[What this task involves]
Give the data below again exactly as it stands. Omit the pictures.

┄┄┄┄┄┄┄┄┄┄

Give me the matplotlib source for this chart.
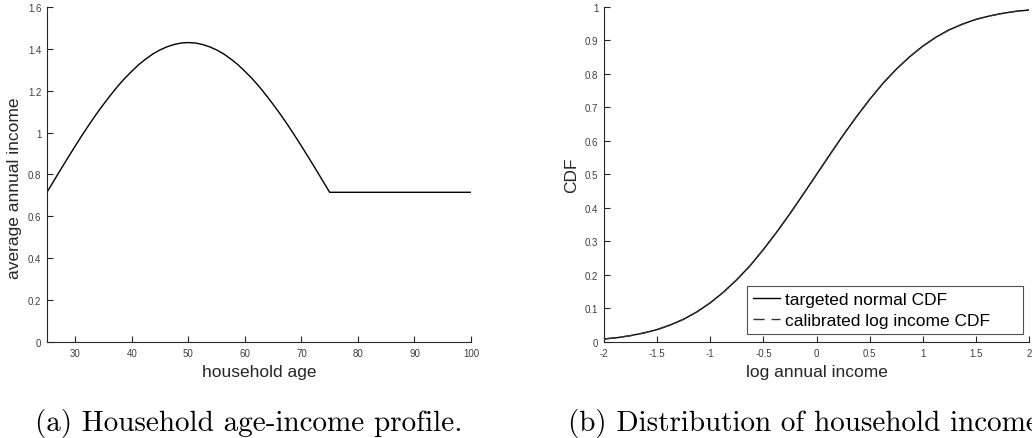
import matplotlib
matplotlib.use("Agg")
import matplotlib.pyplot as plt
from matplotlib.ticker import FixedLocator, FixedFormatter

# ---- Data ----
age = [25, 26.25, 27.5, 28.75, 30, 31.25, 32.5, 33.75, 35, 36.25, 37.5, 38.75, 40,
       41.25, 42.5, 43.75, 45, 46.25, 47.5, 48.75, 50,
       51.25, 52.5, 53.75, 55, 56.25, 57.5, 58.75, 60, 61.25, 62.5, 63.75, 65,
       66.25, 67.5, 68.75, 70, 71.25, 72.5, 73.75, 75, 100]
avg_income = [0.715, 0.771, 0.827, 0.882, 0.936, 0.989, 1.040, 1.089, 1.135, 1.179, 1.221, 1.259, 1.293,
              1.325, 1.352, 1.376, 1.395, 1.410, 1.421, 1.428, 1.430,
              1.428, 1.421, 1.410, 1.395, 1.376, 1.352, 1.325, 1.293, 1.259, 1.221, 1.179, 1.135,
              1.089, 1.040, 0.989, 0.936, 0.882, 0.827, 0.771, 0.715, 0.715]

log_income = [-2, -1.875, -1.75, -1.625, -1.5, -1.375, -1.25, -1.125, -1, -0.875, -0.75,
              -0.625, -0.5, -0.375, -0.25, -0.125, 0, 0.125, 0.25, 0.375, 0.5, 0.625,
              0.75, 0.875, 1, 1.125, 1.25, 1.375, 1.5, 1.625, 1.75, 1.875, 2]
target_cdf = [0.009, 0.013, 0.019, 0.027, 0.037, 0.051, 0.068, 0.090, 0.117, 0.149, 0.186,
              0.228, 0.276, 0.328, 0.383, 0.441, 0.500, 0.559, 0.617, 0.672, 0.724, 0.772,
              0.814, 0.851, 0.883, 0.910, 0.932, 0.949, 0.963, 0.973, 0.981, 0.987, 0.991]
calib_cdf = list(target_cdf)

age_ticks = [30, 40, 50, 60, 70, 80, 90, 100]
age_ticklabels = ["30", "40", "50", "60", "70", "80", "90", "100"]
inc_ticks = [0, 0.2, 0.4, 0.6, 0.8, 1.0, 1.2, 1.4, 1.6]
inc_ticklabels = ["0", "0.2", "0.4", "0.6", "0.8", "1", "1.2", "1.4", "1.6"]
log_ticks = [-2, -1.5, -1, -0.5, 0, 0.5, 1, 1.5, 2]
log_ticklabels = ["-2", "-1.5", "-1", "-0.5", "0", "0.5", "1", "1.5", "2"]
cdf_ticks = [0, 0.1, 0.2, 0.3, 0.4, 0.5, 0.6, 0.7, 0.8, 0.9, 1.0]
cdf_ticklabels = ["0", "0.1", "0.2", "0.3", "0.4", "0.5", "0.6", "0.7", "0.8", "0.9", "1"]

caption_a = "(a) Household age-income profile."
caption_b = "(b) Distribution of household income."

# ---- Figure ----
plt.rcParams['font.family'] = ['Liberation Sans', 'DejaVu Sans']
fig = plt.figure(figsize=(10.32, 4.39), dpi=100)

ax1 = fig.add_axes([0.0455, 0.2187, 0.4109, 0.7631])
ax2 = fig.add_axes([0.5853, 0.2187, 0.4118, 0.7631])

spine_col = '#262626'
tick_col = '#404040'

def style(ax, xt, xtl, yt, ytl):
    for s in ['top', 'right']:
        ax.spines[s].set_visible(False)
    for s in ['left', 'bottom']:
        ax.spines[s].set_color(spine_col)
        ax.spines[s].set_linewidth(0.8)
    ax.xaxis.set_major_locator(FixedLocator(xt))
    ax.xaxis.set_major_formatter(FixedFormatter(xtl))
    ax.yaxis.set_major_locator(FixedLocator(yt))
    ax.yaxis.set_major_formatter(FixedFormatter(ytl))
    ax.tick_params(direction='in', length=4, width=0.8, colors=spine_col,
                   labelsize=7, labelcolor=tick_col, pad=4)

ax1.plot(age, avg_income, color='black', lw=1.0)
ax1.set_xlim(25, 100)
ax1.set_ylim(0, 1.6)
style(ax1, age_ticks, age_ticklabels, inc_ticks, inc_ticklabels)
ax1.set_xlabel("household age", fontsize=12.5, color='#262626', labelpad=5)
ax1.set_ylabel("average annual income", fontsize=12.5, color='#262626')
ax1.yaxis.set_label_coords(-0.058, 0.463)

ax2.plot(log_income, target_cdf, color='black', lw=1.0, label="targeted normal CDF")
ax2.plot(log_income, calib_cdf, color='#333333', lw=1.0, ls=(0, (8, 5)),
         label="calibrated log income CDF")
ax2.set_xlim(-2, 2)
ax2.set_ylim(0, 1)
style(ax2, log_ticks, log_ticklabels, cdf_ticks, cdf_ticklabels)
ax2.set_xlabel("log annual income", fontsize=12.5, color='#262626', labelpad=5)
ax2.set_ylabel("CDF", fontsize=12.5, color='#262626', labelpad=4)
leg = ax2.legend(loc='lower left', bbox_to_anchor=(0.336, 0.024, 0.65, 0.14), mode='expand',
                 fontsize=12.5, frameon=True, fancybox=False, handlelength=1.6,
                 handletextpad=0.25, borderpad=0.33, labelspacing=0.35, borderaxespad=0.0)
leg.get_frame().set_edgecolor('#262626')
leg.get_frame().set_linewidth(0.8)

fig.text(0.241, 0.036, caption_a, fontsize=21, family=['cmr10', 'DejaVu Serif'],
         ha='center', va='center')
fig.text(0.550, 0.036, caption_b, fontsize=21, family=['cmr10', 'DejaVu Serif'],
         ha='left', va='center')

fig.savefig("out.png", dpi=100)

┄┄┄┄┄┄┄┄┄┄

[Response to the exercise]
Give me the matplotlib source for this chart.
import matplotlib
matplotlib.use("Agg")
import matplotlib.pyplot as plt
from matplotlib.ticker import FixedLocator, FixedFormatter

# ---- Data ----
age = [25, 26.25, 27.5, 28.75, 30, 31.25, 32.5, 33.75, 35, 36.25, 37.5, 38.75, 40,
       41.25, 42.5, 43.75, 45, 46.25, 47.5, 48.75, 50,
       51.25, 52.5, 53.75, 55, 56.25, 57.5, 58.75, 60, 61.25, 62.5, 63.75, 65,
       66.25, 67.5, 68.75, 70, 71.25, 72.5, 73.75, 75, 100]
avg_income = [0.715, 0.771, 0.827, 0.882, 0.936, 0.989, 1.040, 1.089, 1.135, 1.179, 1.221, 1.259, 1.293,
              1.325, 1.352, 1.376, 1.395, 1.410, 1.421, 1.428, 1.430,
              1.428, 1.421, 1.410, 1.395, 1.376, 1.352, 1.325, 1.293, 1.259, 1.221, 1.179, 1.135,
              1.089, 1.040, 0.989, 0.936, 0.882, 0.827, 0.771, 0.715, 0.715]

log_income = [-2, -1.875, -1.75, -1.625, -1.5, -1.375, -1.25, -1.125, -1, -0.875, -0.75,
              -0.625, -0.5, -0.375, -0.25, -0.125, 0, 0.125, 0.25, 0.375, 0.5, 0.625,
              0.75, 0.875, 1, 1.125, 1.25, 1.375, 1.5, 1.625, 1.75, 1.875, 2]
target_cdf = [0.009, 0.013, 0.019, 0.027, 0.037, 0.051, 0.068, 0.090, 0.117, 0.149, 0.186,
              0.228, 0.276, 0.328, 0.383, 0.441, 0.500, 0.559, 0.617, 0.672, 0.724, 0.772,
              0.814, 0.851, 0.883, 0.910, 0.932, 0.949, 0.963, 0.973, 0.981, 0.987, 0.991]
calib_cdf = list(target_cdf)

age_ticks = [30, 40, 50, 60, 70, 80, 90, 100]
age_ticklabels = ["30", "40", "50", "60", "70", "80", "90", "100"]
inc_ticks = [0, 0.2, 0.4, 0.6, 0.8, 1.0, 1.2, 1.4, 1.6]
inc_ticklabels = ["0", "0.2", "0.4", "0.6", "0.8", "1", "1.2", "1.4", "1.6"]
log_ticks = [-2, -1.5, -1, -0.5, 0, 0.5, 1, 1.5, 2]
log_ticklabels = ["-2", "-1.5", "-1", "-0.5", "0", "0.5", "1", "1.5", "2"]
cdf_ticks = [0, 0.1, 0.2, 0.3, 0.4, 0.5, 0.6, 0.7, 0.8, 0.9, 1.0]
cdf_ticklabels = ["0", "0.1", "0.2", "0.3", "0.4", "0.5", "0.6", "0.7", "0.8", "0.9", "1"]

caption_a = "(a) Household age-income profile."
caption_b = "(b) Distribution of household income."

# ---- Figure ----
plt.rcParams['font.family'] = ['Liberation Sans', 'DejaVu Sans']
fig = plt.figure(figsize=(10.32, 4.39), dpi=100)

ax1 = fig.add_axes([0.0455, 0.2187, 0.4109, 0.7631])
ax2 = fig.add_axes([0.5853, 0.2187, 0.4118, 0.7631])

spine_col = '#262626'
tick_col = '#404040'

def style(ax, xt, xtl, yt, ytl):
    for s in ['top', 'right']:
        ax.spines[s].set_visible(False)
    for s in ['left', 'bottom']:
        ax.spines[s].set_color(spine_col)
        ax.spines[s].set_linewidth(0.8)
    ax.xaxis.set_major_locator(FixedLocator(xt))
    ax.xaxis.set_major_formatter(FixedFormatter(xtl))
    ax.yaxis.set_major_locator(FixedLocator(yt))
    ax.yaxis.set_major_formatter(FixedFormatter(ytl))
    ax.tick_params(direction='in', length=4, width=0.8, colors=spine_col,
                   labelsize=7, labelcolor=tick_col, pad=4)

ax1.plot(age, avg_income, color='black', lw=1.0)
ax1.set_xlim(25, 100)
ax1.set_ylim(0, 1.6)
style(ax1, age_ticks, age_ticklabels, inc_ticks, inc_ticklabels)
ax1.set_xlabel("household age", fontsize=12.5, color='#262626', labelpad=5)
ax1.set_ylabel("average annual income", fontsize=12.5, color='#262626')
ax1.yaxis.set_label_coords(-0.058, 0.463)

ax2.plot(log_income, target_cdf, color='black', lw=1.0, label="targeted normal CDF")
ax2.plot(log_income, calib_cdf, color='#333333', lw=1.0, ls=(0, (8, 5)),
         label="calibrated log income CDF")
ax2.set_xlim(-2, 2)
ax2.set_ylim(0, 1)
style(ax2, log_ticks, log_ticklabels, cdf_ticks, cdf_ticklabels)
ax2.set_xlabel("log annual income", fontsize=12.5, color='#262626', labelpad=5)
ax2.set_ylabel("CDF", fontsize=12.5, color='#262626', labelpad=4)
leg = ax2.legend(loc='lower left', bbox_to_anchor=(0.336, 0.024, 0.65, 0.14), mode='expand',
                 fontsize=12.5, frameon=True, fancybox=False, handlelength=1.6,
                 handletextpad=0.25, borderpad=0.33, labelspacing=0.35, borderaxespad=0.0)
leg.get_frame().set_edgecolor('#262626')
leg.get_frame().set_linewidth(0.8)

fig.text(0.241, 0.036, caption_a, fontsize=21, family=['cmr10', 'DejaVu Serif'],
         ha='center', va='center')
fig.text(0.550, 0.036, caption_b, fontsize=21, family=['cmr10', 'DejaVu Serif'],
         ha='left', va='center')

fig.savefig("out.png", dpi=100)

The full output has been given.